Plus de 52 ans après l’indépendance de l’Algérie, la justice française vient de réhabiliter les harkis en condamnant à la fois l’État français pour avoir « abandonné » ces Français après l’indépendance et l’État algérien pour ne pas avoir « protégé » les harkis des représailles.
Par un jugement rendu le 10 juillet 2014, le tribunal administratif de Cergy-Pontoise, en région parisienne, a jugé la politique d’abandon des harkis sur le sol algérien, initiée à partir du 12 mai 1962 par les gouvernants de l’époque, comme constitutive d’une faute qui rend l’État français responsable des massacres dont les harkis et leurs familles ont été les victimes. Le tribunal a jugé « qu’il est constant que les autorités françaises qui avaient connaissance des massacres et des emprisonnements perpétrés contre les anciens supplétifs dès le cessez-le-feu n’ont pas pris les dispositions nécessaires qui auraient permis d’éviter totalement ou du moins minorer de manière sensible et significative de tels agissements ; qu’en contribuant ainsi, même indirectement, à rendre effective une telle situation, l’État français a commis une faute engageant sa responsabilité ».

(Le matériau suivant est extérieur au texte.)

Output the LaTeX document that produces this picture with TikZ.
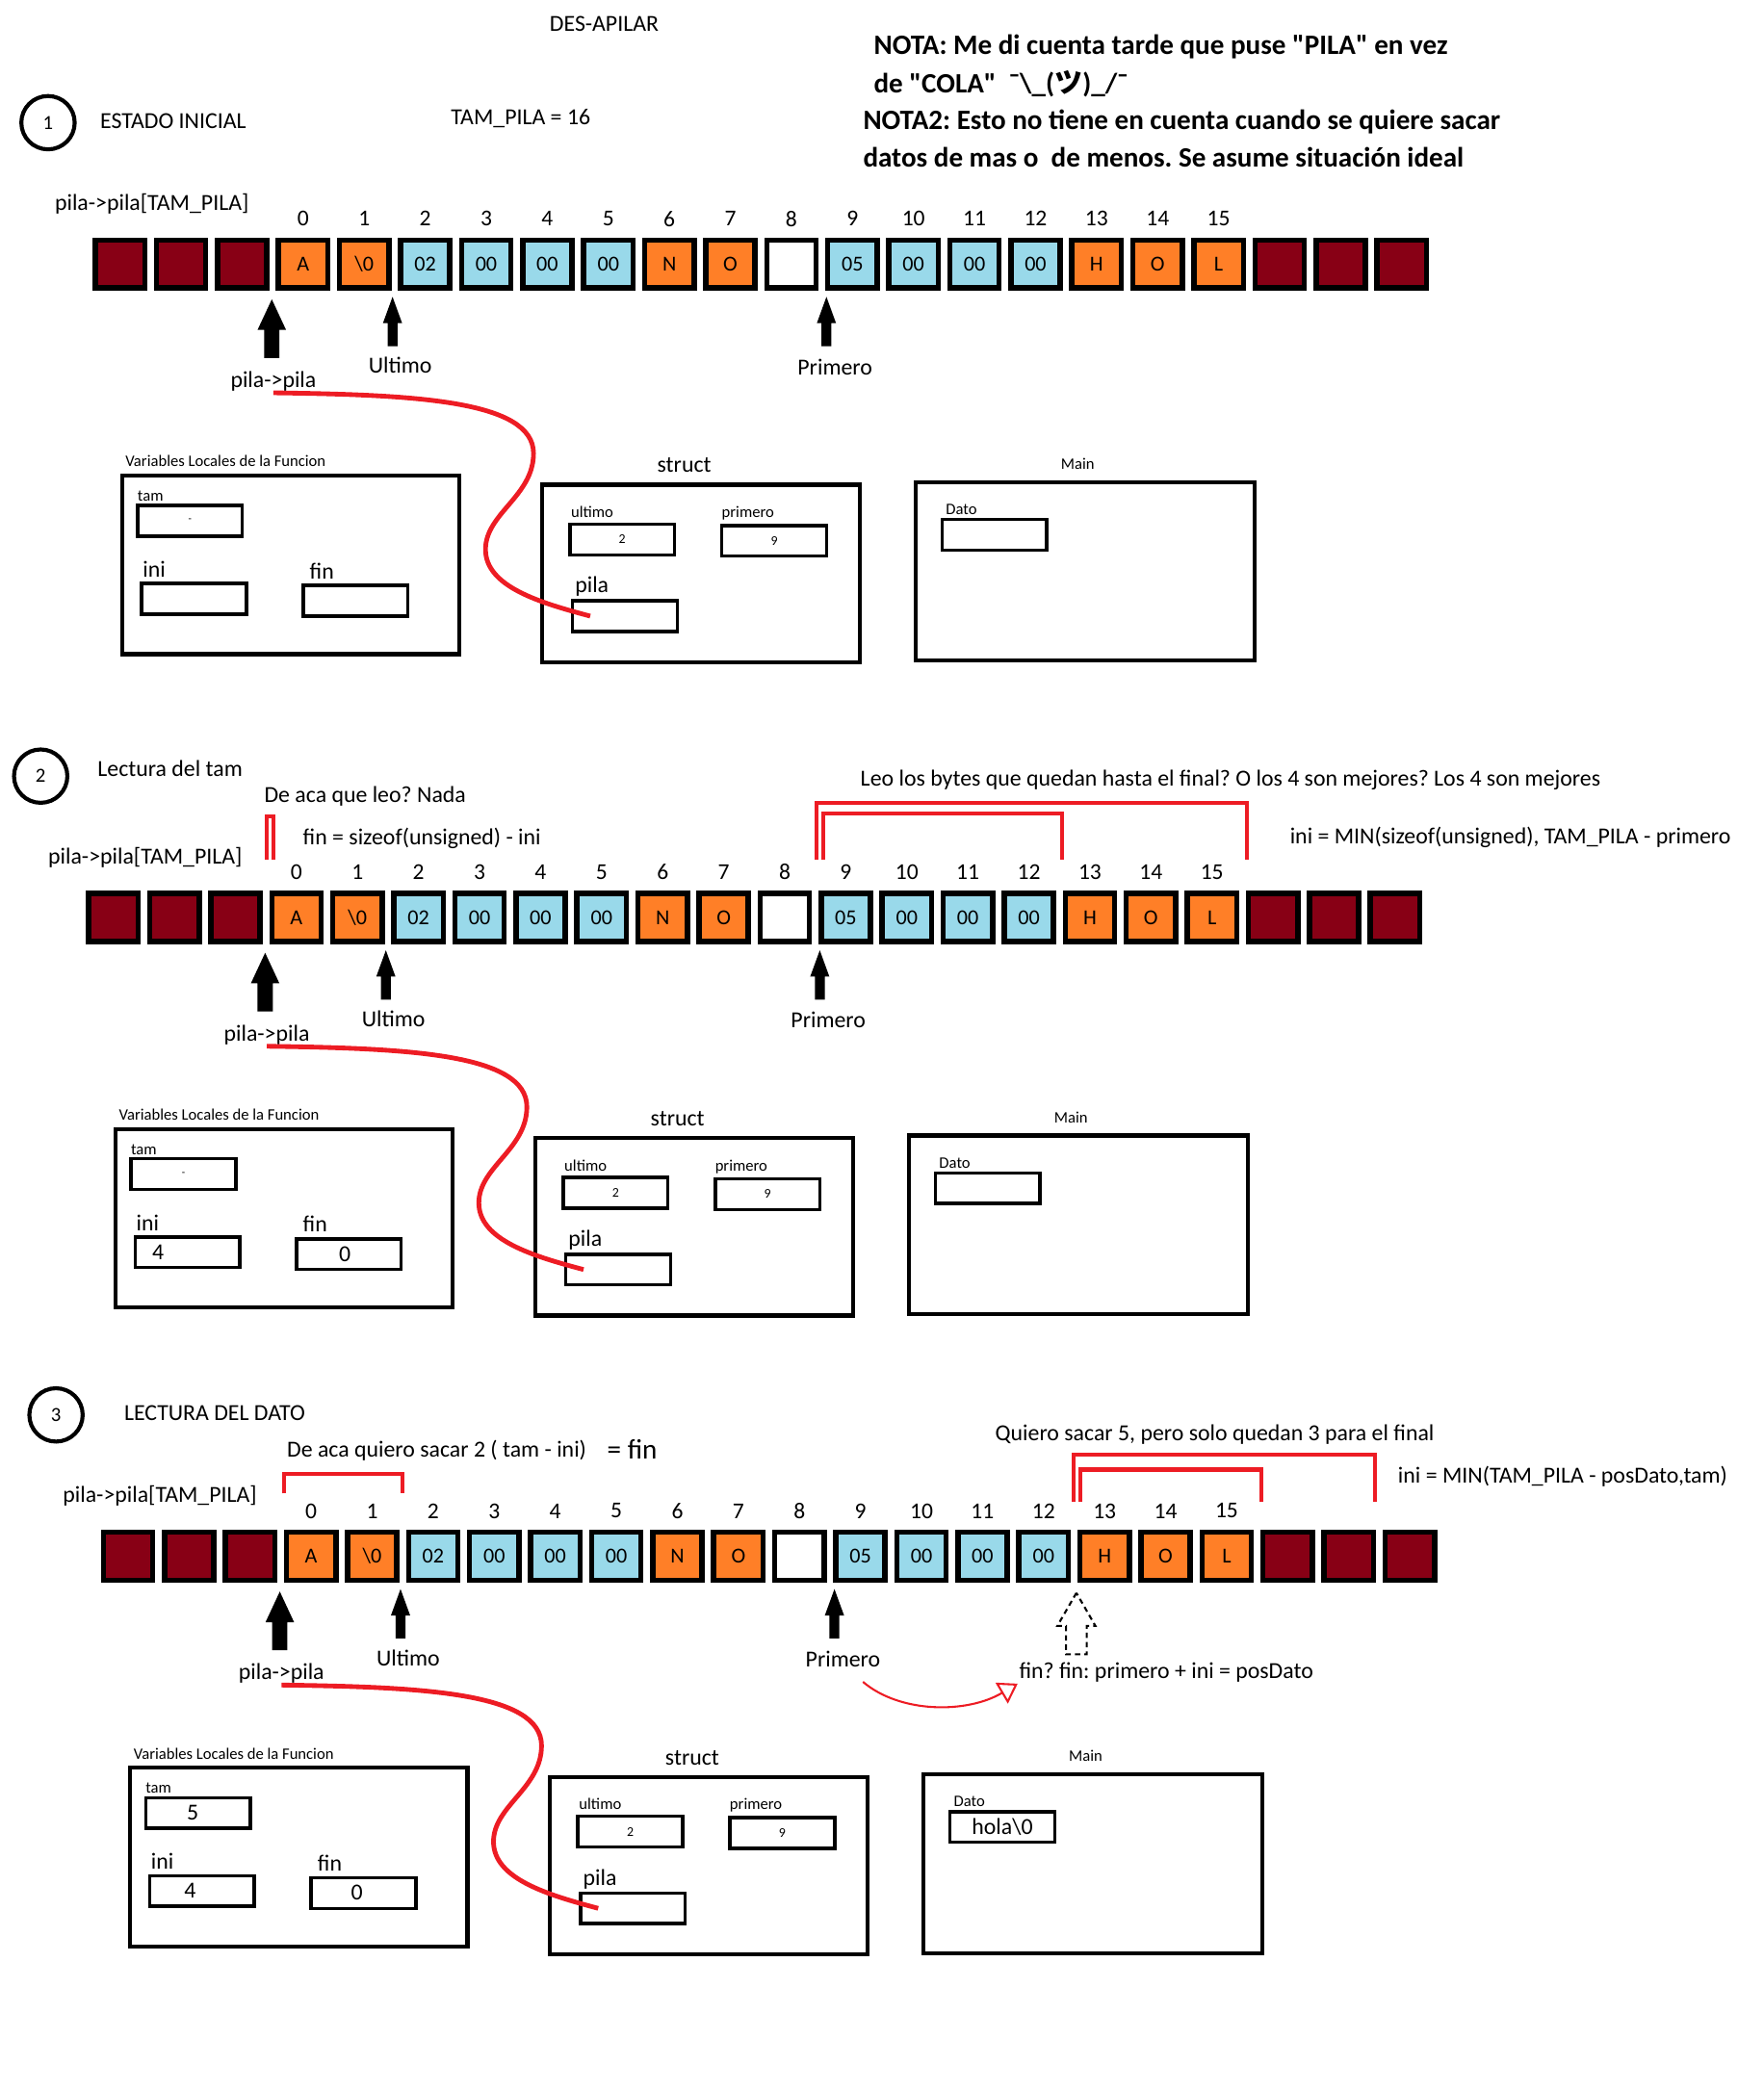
\documentclass[tikz,border=0pt]{standalone}
\usepackage{fontspec}
\setmainfont{Carlito}[Ligatures=TeXOff]
\newfontfamily\cjk{Noto Sans CJK JP}
\usetikzlibrary{shapes.arrows,arrows.meta}
\frenchspacing

\definecolor{oscuro}{RGB}{136,0,21}
\definecolor{naranja}{RGB}{255,127,39}
\definecolor{celeste}{RGB}{153,217,234}
\definecolor{rojo}{RGB}{237,28,36}

% un estado completo: pila, punteros y variables (#1 = prefijo de nombres)
\newcommand{\estado}[1]{%
  \node[celda,fill=oscuro] (#1c0) at (90,198) {};
  \foreach \txt/\col [count=\i, remember=\i as \j (initially 0)] in
      {/oscuro,/oscuro,A/naranja,\textbackslash0/naranja,02/celeste,00/celeste,00/celeste,00/celeste,
       N/naranja,O/naranja,/white,05/celeste,00/celeste,00/celeste,00/celeste,H/naranja,O/naranja,L/naranja,
       /oscuro,/oscuro,/oscuro}
    \node[celda,fill=\col] (#1c\i) [right of=#1c\j] {\txt};
  \foreach \m [evaluate=\m as \k using int(\m+3)] in {0,...,15}
    \node[indice] (#1i\m) [above of=#1c\k] {\m};
  \node[texto,anchor=west] (#1arr) at (40,153) {pila->pila[TAM\_PILA]};
  % punteros
  \node[flechaG] (#1fpp)  at ([xshift=-3pt,yshift=-6pt]#1c3.south west) {};
  \node[flechaC] (#1fult) at ([xshift=-4pt,yshift=-4pt]#1c5.south west) {};
  \node[flechaC] (#1fpri) at ([xshift=1pt,yshift=-4pt]#1c12.south west) {};
  \node[texto] (#1pp)  at (205,286) {pila->pila};
  \node[texto] (#1ult) at (300,274) {Ultimo};
  \node[texto] (#1pri) at (626,275) {Primero};
  % variables locales
  \node[caja,minimum width=253pt,minimum height=134pt] (#1var) at (218,423.5) {};
  \node[chico] (#1tvar) at (94,346) {Variables Locales de la Funcion};
  \node[chico] (#1ttam) at (103,372) {tam};
  \node[cajita] (#1btam) at (142.5,390.5) {};
  \node[texto,anchor=west] (#1tini) at (106,427) {ini};
  \node[cajita] (#1bini) at (145.5,449) {};
  \node[texto,anchor=west] (#1tfin) at (231,428) {fin};
  \node[cajita] (#1bfin) at (266.5,450.5) {};
  % struct
  \node[caja,minimum width=238pt,minimum height=133pt] (#1str) at (525.5,430) {};
  \node[texto] (#1tstr) at (513,349) {struct};
  \node[chico] (#1tult) at (428,384) {ultimo};
  \node[cajita,font=\fontsize{10}{10}\selectfont] (#1bult) at (466.5,404.5) {2};
  \node[chico] (#1tpri) at (541,385) {primero};
  \node[cajita,font=\fontsize{10}{10}\selectfont] (#1bpri) at (580.5,405.5) {9};
  \node[texto,anchor=west] (#1tpila) at (430,440) {pila};
  \node[cajita] (#1bpila) at (468.5,462) {};
  % main
  \node[caja,minimum width=254pt,minimum height=134pt] (#1main) at (813.5,428.5) {};
  \node[chico,anchor=center] (#1tmain) at (808,348) {Main};
  \node[chico] (#1tdato) at (709,382) {Dato};
  \node[cajita] (#1bdato) at (745.5,401) {};
  % pila->pila apunta a pila
  \draw[curva] (#1pp.south) .. controls (310,296) and (400,300) .. (400,340)
        .. controls (400,372) and (364,385) .. (364,412)
        .. controls (364,440) and (405,452) .. ([xshift=-26pt]#1bpila.center);
}

\begin{document}
\begin{tikzpicture}[x=1pt,y=-1pt,node distance=45.76pt]
  \tikzstyle{celda}=[draw=black,line width=4pt,minimum width=37pt,minimum height=36pt,inner sep=0pt,font=\fontsize{16}{16}\selectfont]
  \tikzstyle{indice}=[font=\fontsize{17}{17}\selectfont,node distance=34pt,inner sep=0pt]
  \tikzstyle{texto}=[font=\fontsize{17.2}{17.2}\selectfont,inner sep=1pt]
  \tikzstyle{grande}=[font=\fontsize{21}{21}\selectfont,inner sep=1pt]
  \tikzstyle{chico}=[font=\fontsize{12}{12}\selectfont,inner sep=0pt,anchor=west]
  \tikzstyle{mini}=[font=\fontsize{8}{8}\selectfont,inner sep=0pt]
  \tikzstyle{nota}=[font=\fontsize{21}{21}\selectfont\bfseries,inner sep=0pt,anchor=west]
  \tikzstyle{caja}=[draw=black,line width=3pt,inner sep=0pt]
  \tikzstyle{cajita}=[draw=black,line width=2.5pt,minimum width=78.5pt,minimum height=23pt,inner sep=0pt]
  \tikzstyle{circulo}=[draw=black,circle,line width=3pt,minimum size=40pt,inner sep=0pt,font=\fontsize{15}{15}\selectfont]
  \tikzstyle{flechaG}=[single arrow,fill=black,rotate=90,anchor=tip,minimum height=44pt,
                       inner xsep=0pt,inner ysep=5.5pt,single arrow head extend=5pt,single arrow tip angle=50]
  \tikzstyle{flechaC}=[single arrow,fill=black,rotate=90,anchor=tip,minimum height=37pt,
                       inner xsep=0pt,inner ysep=3.5pt,single arrow head extend=3.5pt,single arrow tip angle=40]
  \tikzstyle{hueca}=[single arrow,draw=black,line width=1.5pt,dash pattern=on 4pt off 3pt,rotate=90,anchor=tip,
                     minimum height=46pt,inner xsep=0pt,inner ysep=7pt,
                     single arrow head extend=6.5pt,single arrow tip angle=60]
  \tikzstyle{curva}=[draw=rojo,line width=3.5pt]
  \tikzstyle{corchete}=[draw=rojo,line width=3pt]

  \useasboundingbox (0,0) rectangle (1322,1568);

  % 1 - estado inicial
  \node[texto] (titulo) at (453,18) {DES-APILAR};
  \node[circulo] (n1) at (36,92) {1};
  \node[texto,anchor=west] (e1) at (74,91) {ESTADO INICIAL};
  \node[texto,anchor=west] (tampila) at (337,89) {TAM\_PILA = 16};
  \node[nota] (nota1) at (655,35) {NOTA: Me di cuenta tarde que puse "PILA" en vez};
  \node[nota] (nota2) at (655,63) {de "COLA"\ \ ¯\textbackslash\_({\cjk ツ})\_/¯};
  \node[nota] (nota3) at (647,91.5) {NOTA2: Esto no tiene en cuenta cuando se quiere sacar};
  \node[nota] (nota4) at (647,118) {datos de mas o\ \ de menos. Se asume situación ideal};
  \begin{scope}
    \estado{a}
  \end{scope}
  \node[mini] at (abtam.center) {-};

  % 2 - lectura del tam
  \begin{scope}[shift={(-5,490)}]
    \estado{b}
  \end{scope}
  \node[circulo] (n2) at (30.5,582) {2};
  \node[texto,anchor=west] (e2) at (72,576) {Lectura del tam};
  \node[texto,anchor=west] (nada) at (197,597) {De aca que leo? Nada};
  \node[texto,anchor=west] (fin2) at (226,629) {fin = sizeof(unsigned) - ini};
  \node[texto,anchor=west] (leo) at (644,585) {Leo los bytes que quedan hasta el final? O los 4 son mejores? Los 4 son mejores};
  \node[texto,anchor=west] (ini2) at (966,628) {ini = MIN(sizeof(unsigned), TAM\_PILA - primero};
  \draw[corchete] (200,645) -- (200,612) -- (205,612) -- (205,645);
  \draw[corchete] (612,645) -- (612,602) -- (935,602) -- (935,645);
  \draw[corchete] (617,645) -- (617,610) -- (796,610) -- (796,645);
  \node[mini] at (bbtam.center) {-};
  \node[texto] at ([xshift=-22pt]bbini.center) {4};
  \node[texto] at ([xshift=-3pt]bbfin.center) {0};

  % 3 - lectura del dato
  \begin{scope}[shift={(6,969)}]
    \estado{c}
  \end{scope}
  \node[circulo] (n3) at (42,1061) {3};
  \node[texto,anchor=west] (e3) at (92,1060) {LECTURA DEL DATO};
  \node[texto,anchor=west] (saco) at (214,1088) {De aca quiero sacar 2 ( tam - ini)};
  \node[grande] (igual) at (474,1087) {= fin};
  \node[texto,anchor=west] (quiero) at (745,1076) {Quiero sacar 5, pero solo quedan 3 para el final};
  \node[texto,anchor=west] (ini3) at (1047,1107) {ini = MIN(TAM\_PILA - posDato,tam)};
  \draw[corchete] (213,1120) -- (213,1105) -- (302,1105) -- (302,1120);
  \draw[corchete] (805,1126) -- (805,1091) -- (1031,1091) -- (1031,1126);
  \draw[corchete] (810,1126) -- (810,1102) -- (946,1102) -- (946,1126);
  \node[hueca] (cfin) at (807,1193) {};
  \node[texto,anchor=west] (pos) at (763,1254) {fin? fin: primero + ini = posDato};
  \draw[curva,line width=1.5pt,-{Triangle[open,length=14pt,width=18pt]}]
        ([xshift=15pt,yshift=-10pt]cpri.south) .. controls (675,1285) and (725,1285) .. (pos.south west);
  \node[texto] at ([xshift=-4pt]cbtam.center) {5};
  \node[texto] at ([xshift=-9pt]cbini.center) {4};
  \node[texto] at ([xshift=-5pt]cbfin.center) {0};
  \node[texto] at (cbdato.center) {hola\textbackslash0};
\end{tikzpicture}
\end{document}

Plus que cela, le tribunal énumère les innombrables « dépassements » de l’État français dans les camps où étaient réunis les harkis dans beaucoup de régions de France. « Qu’en outre, l’administration contrôle également le courrier et les colis qui sont ouverts et que si des prestations sociales sont accordées aux familles, elles ne leur sont pas directement versées mais le ministère des rapatriés les réaffecte au financement de dépenses de fonctionnement des camps ; que les conditions de vie difficiles des familles installées au sein des camps ont également eu des conséquences sur l’état physique et moral des personnes », reconnaît le tribunal dans son jugement.
Le tribunal s’en prend également à l’État algérien pour ne pas avoir « protégé » les harkis après les accords d’Évian, qui ont porté sur l’engagement à ne pas s’attaquer aux ressortissants des deux côtés pour des actes commis pendant la guerre. « Force est de constater que cet engagement n’a pas été tenu par les autorités algériennes et que, dès le lendemain des accords d’Évian, des massacres ont été perpétrés contre les harkis et leurs familles dans les villages évacués par l’armée », écrit le tribunal.
En revanche, le tribunal français refuse de répondre à la requête d’un harki qui demande réparation à hauteur de 1000 000 euros à l’État français.